Bukan Sekadar di Bulan Puasa
BULAN Puasa, waktu yang sangat baik bagi kaum muslim untuk melaksanakan ibadah puasa. Salah satu ibadah yang tidak hanya mencegah makan dan minum dari waktu imsya' hingga buka, namun harus bisa menjadikannya sarana untuk membangun kahyangan. Membangun jiwa yang diharapkan dapat memperoleh terang dari Tuhan dengan laku mengendalikan nafsu aluamah (nafsu makan yang dilambangkan warna hitam), amarah (nafsu kemarahan yang dilambangkan warna merah), supiyah (nafsu keindahan yang dilambangkan warna kuning), dan mutmainah (nafsu kebajikan yang dilambangkan warna putih). Laku yang bakal membimbing langkah manusia menuju kesempurnaan hidup.
Kalau diperhatikan dengan seksama, ibadah puasanya kaum muslim yang menjadi sarana untuk mengendalikan nafsu empat perkara di muka serupa laku yang ditempuh Semar untuk membangun kahyangannya Pandawa. Serupa sais kereta kencana yang harus bisa mengendalikan jalannya kuda. Penyelarasan (pemanunggalan) antara Semar dengan Pandawa atau sais dengan kuda akan menjadi persyaratan untuk mencapai tempat tujuan, yakni kesempurnaan hidup.

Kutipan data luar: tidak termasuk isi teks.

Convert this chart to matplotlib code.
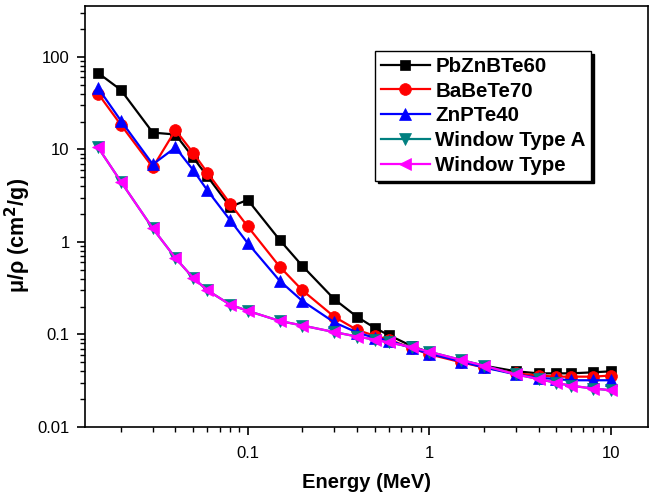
import matplotlib
matplotlib.use("Agg")
import matplotlib.pyplot as plt
from matplotlib.ticker import FixedLocator, FixedFormatter, LogLocator, NullFormatter

plt.rcParams['font.family'] = ['Liberation Sans', 'DejaVu Sans']

energy = [0.015, 0.02, 0.03, 0.04, 0.05, 0.06, 0.08, 0.1, 0.15, 0.2, 0.3, 0.4,
          0.5, 0.6, 0.8, 1, 1.5, 2, 3, 4, 5, 6, 8, 10]
pbznbte60 = [67, 44, 15.2, 14.5, 8.2, 5.1, 2.4, 2.85, 1.05, 0.55, 0.24, 0.155,
             0.118, 0.098, 0.075, 0.064, 0.052, 0.046, 0.040, 0.038, 0.038, 0.038, 0.039, 0.040]
babete70 = [40, 18.5, 6.4, 16.2, 9.2, 5.6, 2.6, 1.47, 0.54, 0.30, 0.155, 0.112,
            0.097, 0.088, 0.071, 0.061, 0.050, 0.044, 0.038, 0.036, 0.035, 0.035, 0.035, 0.036]
znpte40 = [46, 20.5, 6.9, 10.5, 6.0, 3.6, 1.72, 0.97, 0.38, 0.23, 0.135, 0.105,
           0.092, 0.086, 0.071, 0.062, 0.051, 0.044, 0.037, 0.034, 0.033, 0.032, 0.032, 0.032]
window_a = [10.5, 4.5, 1.4, 0.67, 0.41, 0.30, 0.21, 0.18, 0.14, 0.125, 0.106, 0.095,
            0.088, 0.082, 0.073, 0.065, 0.053, 0.046, 0.037, 0.033, 0.030, 0.028, 0.026, 0.025]
window = [10.5, 4.5, 1.4, 0.67, 0.41, 0.30, 0.21, 0.18, 0.14, 0.125, 0.106, 0.095,
          0.088, 0.082, 0.073, 0.065, 0.053, 0.046, 0.037, 0.033, 0.030, 0.028, 0.026, 0.025]

series = [
    ("PbZnBTe60", pbznbte60, "black", "s", 7.5),
    ("BaBeTe70", babete70, "red", "o", 8.5),
    ("ZnPTe40", znpte40, "blue", "^", 9),
    ("Window Type A", window_a, "#008080", "v", 9),
    ("Window Type", window, "#ff00ff", "<", 9),
]

fig = plt.figure(figsize=(6.52, 4.94), dpi=100)
ax = fig.add_axes([85/652, 67/494, 563/652, 421/494])

for name, vals, col, mk, ms in series:
    ax.plot(energy, vals, color=col, marker=mk, markersize=ms, linewidth=1.6,
            label=name, markeredgewidth=0.5, markeredgecolor=col)

ax.set_xscale('log')
ax.set_yscale('log')
ax.set_xlim(0.0127, 16)
ax.set_ylim(0.01, 355)

ax.xaxis.set_major_locator(FixedLocator([0.1, 1, 10]))
ax.xaxis.set_major_formatter(FixedFormatter(['0.1', '1', '10']))
ax.xaxis.set_minor_locator(LogLocator(base=10, subs=range(2, 10)))
ax.xaxis.set_minor_formatter(NullFormatter())
ax.yaxis.set_major_locator(FixedLocator([0.01, 0.1, 1, 10, 100]))
ax.yaxis.set_major_formatter(FixedFormatter(['0.01', '0.1', '1', '10', '100']))
ax.yaxis.set_minor_locator(LogLocator(base=10, subs=range(2, 10)))
ax.yaxis.set_minor_formatter(NullFormatter())

ax.tick_params(which='major', direction='out', length=6, width=1.2, labelsize=12,
               top=False, right=False)
ax.tick_params(axis='x', which='major', pad=8)
ax.tick_params(axis='y', which='major', pad=5)
ax.tick_params(which='minor', direction='out', length=3.5, width=1.0, top=False, right=False)
for sp in ax.spines.values():
    sp.set_linewidth(1.2)

ax.set_xlabel("Energy (MeV)", fontsize=14.5, fontweight='bold', labelpad=8)
ax.set_ylabel("μ/ρ (cm$\\mathbf{^2}$/g)", fontsize=15.5, fontweight='bold')
ax.yaxis.set_label_coords(-0.092, (427 - 235) / 421)

leg = ax.legend(loc='upper left', bbox_to_anchor=(0.515, 0.893), frameon=True,
                fancybox=False, shadow={'color': 'black', 'alpha': 1},
                prop={'weight': 'bold', 'size': 14.8}, handlelength=2.4,
                borderpad=0.28, labelspacing=0.28, handletextpad=0.25,
                borderaxespad=0)
leg.get_frame().set_edgecolor('black')
leg.get_frame().set_linewidth(1.0)

fig.savefig("out.png", dpi=100)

Ketika kaum muslim telah selesai di dalam melaksanakan ibadah puasa dengan sempurna, maka hidup baru akan bisa dirasakan. Hidup dengan jiwa dan raga yang sehat. Namun terselesaikannya ibadah puasa tidak berarti bebas untuk kembali memulai laku seperti sebelumnya yakni sekadar memanjakan hawa nafsu di setiap tempat dan waktu. Karena membangun kahyangan (jiwa) bukan sekadar dilakukan pada bulan puasa, namun harus dilakukan pada bulan-bulan lainnya.